Auch in Brasilien hilft das Carnet ATA nicht mehr weiter, denn Anfang 2022 wurde das Verfahren eingestellt und wird von den Zollbehörden nicht mehr akzeptiert. Wer Ausrüstung für Dreharbeiten mitbringen will, muss sich auf das lokale e-DBV-Verfahren („Electronic Declaration of Goods for Travelers“) verlassen. Hier beginnt der Prozess ebenfalls sehr rechtzeitig vor dem Abflug. In Deutschland muss man über das Portal der brasilianischen Zollbehörde eine elektronische Deklaration anfertigen, die alle Geräte mit Seriennummern und Preisen umfasst. Bei der Einreise wird dieses Dokument in der Zollstelle vorgelegt. Zur Prüfung zählen die Beamten jedes Kabel, jeden Akku und jedes Gerät ab. Änderungen oder Verluste unterwegs werden streng kontrolliert.
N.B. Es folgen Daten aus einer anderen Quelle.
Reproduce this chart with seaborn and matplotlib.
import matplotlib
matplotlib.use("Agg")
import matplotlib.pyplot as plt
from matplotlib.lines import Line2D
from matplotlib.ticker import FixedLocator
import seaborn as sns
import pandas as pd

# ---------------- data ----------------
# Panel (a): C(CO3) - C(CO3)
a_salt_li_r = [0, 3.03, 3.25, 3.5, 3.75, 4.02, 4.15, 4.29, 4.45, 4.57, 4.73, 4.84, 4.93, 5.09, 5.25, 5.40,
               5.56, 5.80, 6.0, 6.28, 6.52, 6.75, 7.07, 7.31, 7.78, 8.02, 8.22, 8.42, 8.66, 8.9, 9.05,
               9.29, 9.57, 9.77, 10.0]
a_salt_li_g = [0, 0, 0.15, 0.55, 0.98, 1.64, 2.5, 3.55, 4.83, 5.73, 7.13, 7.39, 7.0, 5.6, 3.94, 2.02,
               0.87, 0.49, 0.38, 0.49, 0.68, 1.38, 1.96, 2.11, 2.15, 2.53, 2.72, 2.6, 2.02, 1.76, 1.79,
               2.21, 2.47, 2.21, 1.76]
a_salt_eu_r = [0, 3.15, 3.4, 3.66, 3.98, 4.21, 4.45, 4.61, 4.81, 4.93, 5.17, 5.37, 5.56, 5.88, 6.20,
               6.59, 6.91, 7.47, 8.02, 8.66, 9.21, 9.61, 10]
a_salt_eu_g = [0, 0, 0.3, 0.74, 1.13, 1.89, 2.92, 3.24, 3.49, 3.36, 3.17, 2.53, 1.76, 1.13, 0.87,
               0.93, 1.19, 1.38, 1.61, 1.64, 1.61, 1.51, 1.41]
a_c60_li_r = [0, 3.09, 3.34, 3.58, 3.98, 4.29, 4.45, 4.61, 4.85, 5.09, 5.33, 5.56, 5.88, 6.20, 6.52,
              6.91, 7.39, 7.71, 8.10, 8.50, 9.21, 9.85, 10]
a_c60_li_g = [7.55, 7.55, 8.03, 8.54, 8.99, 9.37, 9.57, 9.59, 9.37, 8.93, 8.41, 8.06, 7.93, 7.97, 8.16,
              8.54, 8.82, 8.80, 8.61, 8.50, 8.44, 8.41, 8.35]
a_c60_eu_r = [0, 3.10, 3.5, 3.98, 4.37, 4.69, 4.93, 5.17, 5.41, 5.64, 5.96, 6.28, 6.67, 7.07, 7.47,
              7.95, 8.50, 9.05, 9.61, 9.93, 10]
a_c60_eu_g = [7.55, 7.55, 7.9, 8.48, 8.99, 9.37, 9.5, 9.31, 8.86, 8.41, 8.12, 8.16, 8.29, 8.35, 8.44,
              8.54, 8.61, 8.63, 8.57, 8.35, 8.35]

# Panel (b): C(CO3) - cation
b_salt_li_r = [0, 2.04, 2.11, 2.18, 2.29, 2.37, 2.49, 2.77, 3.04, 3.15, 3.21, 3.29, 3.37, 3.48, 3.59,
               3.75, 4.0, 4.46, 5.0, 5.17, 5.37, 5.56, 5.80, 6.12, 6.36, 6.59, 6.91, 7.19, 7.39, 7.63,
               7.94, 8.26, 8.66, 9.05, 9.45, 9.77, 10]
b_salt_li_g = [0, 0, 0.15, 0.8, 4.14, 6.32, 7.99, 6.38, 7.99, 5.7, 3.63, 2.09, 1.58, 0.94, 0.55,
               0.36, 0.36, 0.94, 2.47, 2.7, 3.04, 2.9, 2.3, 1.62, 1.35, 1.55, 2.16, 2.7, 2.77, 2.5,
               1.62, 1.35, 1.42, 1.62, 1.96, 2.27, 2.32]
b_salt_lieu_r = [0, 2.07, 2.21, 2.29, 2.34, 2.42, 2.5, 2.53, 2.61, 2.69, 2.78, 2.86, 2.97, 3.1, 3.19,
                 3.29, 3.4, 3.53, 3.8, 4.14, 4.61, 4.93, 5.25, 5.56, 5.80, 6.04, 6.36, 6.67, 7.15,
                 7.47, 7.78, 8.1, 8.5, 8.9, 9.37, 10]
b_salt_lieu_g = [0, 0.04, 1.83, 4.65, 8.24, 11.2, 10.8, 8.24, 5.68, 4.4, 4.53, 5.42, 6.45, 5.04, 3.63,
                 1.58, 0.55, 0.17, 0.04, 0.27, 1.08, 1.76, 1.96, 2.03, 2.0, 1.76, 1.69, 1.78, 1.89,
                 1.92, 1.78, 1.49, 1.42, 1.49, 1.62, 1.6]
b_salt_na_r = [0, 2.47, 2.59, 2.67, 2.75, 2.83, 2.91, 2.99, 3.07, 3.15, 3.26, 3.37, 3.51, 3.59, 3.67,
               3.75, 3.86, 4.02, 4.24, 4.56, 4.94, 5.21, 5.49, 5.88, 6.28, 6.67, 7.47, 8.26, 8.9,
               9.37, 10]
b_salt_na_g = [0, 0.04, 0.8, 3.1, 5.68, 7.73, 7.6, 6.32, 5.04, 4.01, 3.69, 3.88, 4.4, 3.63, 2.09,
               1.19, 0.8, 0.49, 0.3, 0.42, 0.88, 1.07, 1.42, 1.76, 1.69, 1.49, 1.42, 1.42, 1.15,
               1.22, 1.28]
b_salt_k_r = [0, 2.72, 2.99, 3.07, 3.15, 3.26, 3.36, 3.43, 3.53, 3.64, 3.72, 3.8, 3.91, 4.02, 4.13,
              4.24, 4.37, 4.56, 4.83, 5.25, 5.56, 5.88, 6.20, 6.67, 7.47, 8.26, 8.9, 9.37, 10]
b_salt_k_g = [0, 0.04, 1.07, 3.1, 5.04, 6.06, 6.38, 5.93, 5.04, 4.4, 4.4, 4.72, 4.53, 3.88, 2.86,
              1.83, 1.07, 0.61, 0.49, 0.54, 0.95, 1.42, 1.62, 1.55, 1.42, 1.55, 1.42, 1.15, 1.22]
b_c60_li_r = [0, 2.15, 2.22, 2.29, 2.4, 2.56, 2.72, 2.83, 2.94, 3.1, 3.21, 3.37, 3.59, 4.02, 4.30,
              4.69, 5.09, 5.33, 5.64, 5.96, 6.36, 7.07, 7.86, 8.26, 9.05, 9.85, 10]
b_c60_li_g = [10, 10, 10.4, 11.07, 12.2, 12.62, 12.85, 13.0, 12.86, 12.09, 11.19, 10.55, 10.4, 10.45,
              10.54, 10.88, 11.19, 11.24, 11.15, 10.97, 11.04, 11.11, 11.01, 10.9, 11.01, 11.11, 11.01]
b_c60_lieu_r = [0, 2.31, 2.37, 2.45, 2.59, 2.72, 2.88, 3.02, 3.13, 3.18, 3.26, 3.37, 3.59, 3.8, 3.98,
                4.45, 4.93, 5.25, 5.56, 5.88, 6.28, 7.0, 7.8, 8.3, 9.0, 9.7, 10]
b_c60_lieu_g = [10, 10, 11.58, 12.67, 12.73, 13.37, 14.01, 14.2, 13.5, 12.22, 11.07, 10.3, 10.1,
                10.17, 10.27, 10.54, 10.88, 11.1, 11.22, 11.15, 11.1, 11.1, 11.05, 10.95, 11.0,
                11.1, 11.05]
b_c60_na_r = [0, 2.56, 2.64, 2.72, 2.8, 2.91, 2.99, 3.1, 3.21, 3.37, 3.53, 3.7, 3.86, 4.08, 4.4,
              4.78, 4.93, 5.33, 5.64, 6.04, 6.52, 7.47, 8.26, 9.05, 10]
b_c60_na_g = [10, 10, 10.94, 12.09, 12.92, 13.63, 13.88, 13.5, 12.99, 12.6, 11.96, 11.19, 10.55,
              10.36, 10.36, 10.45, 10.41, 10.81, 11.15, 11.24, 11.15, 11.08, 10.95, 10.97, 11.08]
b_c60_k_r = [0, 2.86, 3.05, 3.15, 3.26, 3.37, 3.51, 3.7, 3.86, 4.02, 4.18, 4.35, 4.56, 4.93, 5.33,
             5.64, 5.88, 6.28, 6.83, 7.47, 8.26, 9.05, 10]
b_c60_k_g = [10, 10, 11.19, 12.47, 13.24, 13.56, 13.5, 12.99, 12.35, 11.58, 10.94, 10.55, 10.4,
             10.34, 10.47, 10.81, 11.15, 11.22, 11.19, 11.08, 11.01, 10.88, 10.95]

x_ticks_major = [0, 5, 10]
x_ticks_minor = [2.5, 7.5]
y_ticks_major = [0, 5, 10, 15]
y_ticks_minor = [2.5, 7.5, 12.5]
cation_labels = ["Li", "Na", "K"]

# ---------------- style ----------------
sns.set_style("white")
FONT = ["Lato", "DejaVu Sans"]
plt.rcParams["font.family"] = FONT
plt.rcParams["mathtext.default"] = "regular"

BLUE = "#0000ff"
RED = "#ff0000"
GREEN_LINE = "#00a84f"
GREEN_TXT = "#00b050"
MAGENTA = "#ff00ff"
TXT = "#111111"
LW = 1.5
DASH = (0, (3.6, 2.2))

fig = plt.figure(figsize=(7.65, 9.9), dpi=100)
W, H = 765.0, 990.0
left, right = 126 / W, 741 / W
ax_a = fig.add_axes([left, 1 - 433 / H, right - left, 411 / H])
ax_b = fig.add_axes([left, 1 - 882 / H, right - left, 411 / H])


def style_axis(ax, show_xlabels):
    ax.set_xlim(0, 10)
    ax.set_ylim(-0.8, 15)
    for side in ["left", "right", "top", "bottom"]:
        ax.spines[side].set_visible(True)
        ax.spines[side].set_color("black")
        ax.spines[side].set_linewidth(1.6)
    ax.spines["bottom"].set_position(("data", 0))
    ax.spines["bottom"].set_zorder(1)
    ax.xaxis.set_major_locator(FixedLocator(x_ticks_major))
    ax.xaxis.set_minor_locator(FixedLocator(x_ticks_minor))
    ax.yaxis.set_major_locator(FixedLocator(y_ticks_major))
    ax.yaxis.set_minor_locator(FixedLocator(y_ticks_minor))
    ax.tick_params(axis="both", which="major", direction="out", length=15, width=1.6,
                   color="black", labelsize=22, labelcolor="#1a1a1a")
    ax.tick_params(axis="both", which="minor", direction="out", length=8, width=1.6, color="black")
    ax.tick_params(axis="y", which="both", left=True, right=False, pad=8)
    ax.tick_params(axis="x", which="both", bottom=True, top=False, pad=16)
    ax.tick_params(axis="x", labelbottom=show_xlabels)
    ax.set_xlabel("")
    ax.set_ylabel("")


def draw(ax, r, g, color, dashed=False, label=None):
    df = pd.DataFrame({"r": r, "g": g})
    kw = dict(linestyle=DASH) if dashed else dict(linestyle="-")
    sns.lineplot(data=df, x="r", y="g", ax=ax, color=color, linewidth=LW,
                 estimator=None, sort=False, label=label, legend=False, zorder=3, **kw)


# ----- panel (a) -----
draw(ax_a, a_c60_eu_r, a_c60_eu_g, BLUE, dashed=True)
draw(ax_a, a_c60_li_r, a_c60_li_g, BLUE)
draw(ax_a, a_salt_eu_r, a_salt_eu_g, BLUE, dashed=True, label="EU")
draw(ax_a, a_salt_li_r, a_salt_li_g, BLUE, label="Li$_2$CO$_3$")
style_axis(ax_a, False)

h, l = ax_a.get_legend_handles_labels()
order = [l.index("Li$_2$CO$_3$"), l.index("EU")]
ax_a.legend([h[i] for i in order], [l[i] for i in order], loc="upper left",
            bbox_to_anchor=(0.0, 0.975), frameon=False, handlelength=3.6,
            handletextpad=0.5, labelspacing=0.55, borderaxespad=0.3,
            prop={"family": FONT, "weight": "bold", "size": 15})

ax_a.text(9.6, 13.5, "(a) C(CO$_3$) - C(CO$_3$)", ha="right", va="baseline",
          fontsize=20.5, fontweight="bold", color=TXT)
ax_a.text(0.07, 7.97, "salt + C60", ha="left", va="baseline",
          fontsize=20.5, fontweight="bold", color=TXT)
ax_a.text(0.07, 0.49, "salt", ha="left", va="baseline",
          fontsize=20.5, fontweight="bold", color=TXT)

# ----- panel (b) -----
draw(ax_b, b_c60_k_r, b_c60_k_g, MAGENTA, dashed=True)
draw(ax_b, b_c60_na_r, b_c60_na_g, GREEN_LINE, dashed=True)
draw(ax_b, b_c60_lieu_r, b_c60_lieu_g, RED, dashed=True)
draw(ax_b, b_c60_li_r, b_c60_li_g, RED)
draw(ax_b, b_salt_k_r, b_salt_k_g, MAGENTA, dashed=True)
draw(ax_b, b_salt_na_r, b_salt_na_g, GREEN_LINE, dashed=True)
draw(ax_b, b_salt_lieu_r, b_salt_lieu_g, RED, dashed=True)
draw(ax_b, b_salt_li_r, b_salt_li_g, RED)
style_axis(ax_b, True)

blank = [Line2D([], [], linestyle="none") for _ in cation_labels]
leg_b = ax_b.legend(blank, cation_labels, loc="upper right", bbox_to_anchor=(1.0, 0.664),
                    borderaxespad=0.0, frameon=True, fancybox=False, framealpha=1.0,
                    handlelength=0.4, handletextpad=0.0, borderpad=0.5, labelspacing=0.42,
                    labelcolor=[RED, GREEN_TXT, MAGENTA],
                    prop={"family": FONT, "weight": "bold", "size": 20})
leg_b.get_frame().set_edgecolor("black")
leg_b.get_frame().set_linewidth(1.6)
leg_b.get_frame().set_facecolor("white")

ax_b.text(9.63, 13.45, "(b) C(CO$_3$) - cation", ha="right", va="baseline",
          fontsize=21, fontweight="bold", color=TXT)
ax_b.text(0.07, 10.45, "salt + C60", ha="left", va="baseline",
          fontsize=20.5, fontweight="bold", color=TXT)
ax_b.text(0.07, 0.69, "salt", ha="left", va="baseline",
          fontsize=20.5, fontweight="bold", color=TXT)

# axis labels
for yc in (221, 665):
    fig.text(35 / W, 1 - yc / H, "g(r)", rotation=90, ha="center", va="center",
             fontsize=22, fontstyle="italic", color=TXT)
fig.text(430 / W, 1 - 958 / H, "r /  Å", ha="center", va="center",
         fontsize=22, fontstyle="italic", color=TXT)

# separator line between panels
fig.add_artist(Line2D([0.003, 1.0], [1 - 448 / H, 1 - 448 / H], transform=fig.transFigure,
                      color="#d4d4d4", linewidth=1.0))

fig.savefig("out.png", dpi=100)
Am Carnet-ATA-Verfahren nehmen weltweit 84 Staaten teil, darunter die 27 EU-Länder. (Grafik: Uwe Agnes)
Ohne einen erfahrenen lokalen Partner ist man da schnell überfordert. Ideal ist es, vorab einen fachkundigen Fixer oder eine lokale Filmproduktionsfirma zu beauftragen. Die Registrierung über das e-DBV übernehmen solche Dienstleister, ebenso die Abwicklung bei Ein- und Ausreise, zu einem vergleichsweise hohen, aber kalkulierbaren Honorar.
Dass es auch ganz anders geht, sieht man gleich nebenan in Argentinien: hier muss man lediglich einen Einheimischen als Bürgen benennen, der dafür geradesteht, dass die Ausrüstung das Land wieder verlässt. Sollte man niemanden kennen, der hierzu bereit wäre, helfen auch hier lokale Filmproduktionen gern aus, wieder gegen eine entsprechende Gebühr.
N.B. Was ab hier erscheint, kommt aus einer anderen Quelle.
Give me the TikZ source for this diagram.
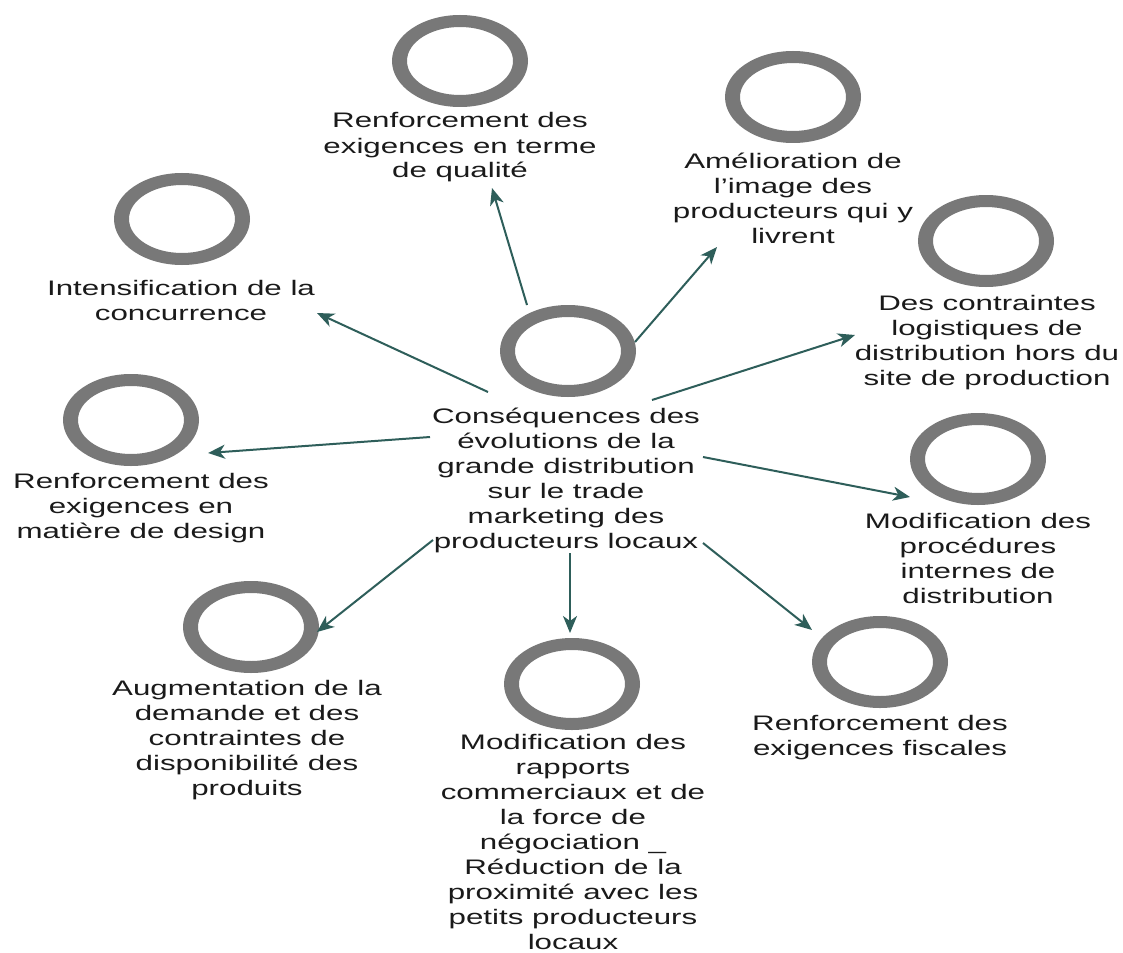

In manchen Ländern interessiert sich der Zoll sehr zur Freude von Drehteams kaum für Berufsausrüstung. Bei der Einreise nach Ruanda etwa wird zwar jedes Gepäckstück sorgfältig durchleuchtet, doch Kameras und Zubehör lösen in der Regel keinerlei Reaktion aus. Gesucht wird nämlich nach Plastiktüten, die in Ruanda gesetzlich verboten sind. Wer seine Sonnencreme zur Sicherheit in einer Tüte verpackt hat, kann sich darauf einstellen, dass genau diese beschlagnahmt wird. Die Kamera hingegen bleibt unbeachtet.
Zurück daheim
Die Regeln für die Ausfuhr gelten auch bei der Wiedereinfuhr. Wer mit Kameraequipment aus dem Ausland zurückkommt, sollte im Zweifelsfall nachweisen können, dass die Technik nicht erst auf der Reise gekauft wurde, gerade wenn man das Carnet-ATA-Verfahren nicht verwenden konnte. Der offizielle Weg dafür ist das sogenannte INF-3-Verfahren, bei dem das Equipment vor der Abreise beim Zoll angemeldet und mit einem Formular dokumentiert wird. Danach lässt man bei Aus- und Einreise je einen Durchschlag beim Zoll zurück und behält das Original zur Erinnerung.
In der Praxis ist das Verfahren jedoch aufwendig und wird immer seltener genutzt. Heutiges Equipment ist nämlich wesentlich kompakter und wirkt daher deutlich unauffälliger, was das Interesse der Zollbeamten senkt. Für viele Produktionen wird daher eine einfache Rechnungskopie mit Seriennummer als Nachweis genügen. Wer lieber papierlos reist, kann die Rechnung auch als Foto auf dem Smartphone mitführen. Wer bei einer Kontrolle gar nichts dabei hat, muss im Zweifel vor Ort den Einfuhrzoll zahlen, bekommt diesen aber zurückerstattet, sobald der ordnungsgemäße Erwerb der Ausrüstung im Inland belegt ist.
Fazit
Das standardisierte Carnet-ATA-Verfahren zur vorübergehenden Einfuhr von Kamera-Equipment kann nur in einem Bruchteil der Staaten auf der Welt angewendet werden. Sobald man für eine Drehreise den Schutzraum der Europäischen Union verlässt, ist man deshalb gut beraten, die jeweils geltenden Vorschriften des betreffenden Landes zu recherchieren und im Zweifel auch umzusetzen.
Wer sein Equipment zollfrei über Grenzen bringen will, muss sich nicht nur mit Formularen und Fristen auskennen, sondern auch mit kulturellen Unterschieden und bürokratischen Eigenheiten. Doch mit der richtigen Strategie lassen sich fast überall praktikable Lösungen finden – und mit jedem Dreh im Ausland wächst die eigene Zollkompetenz.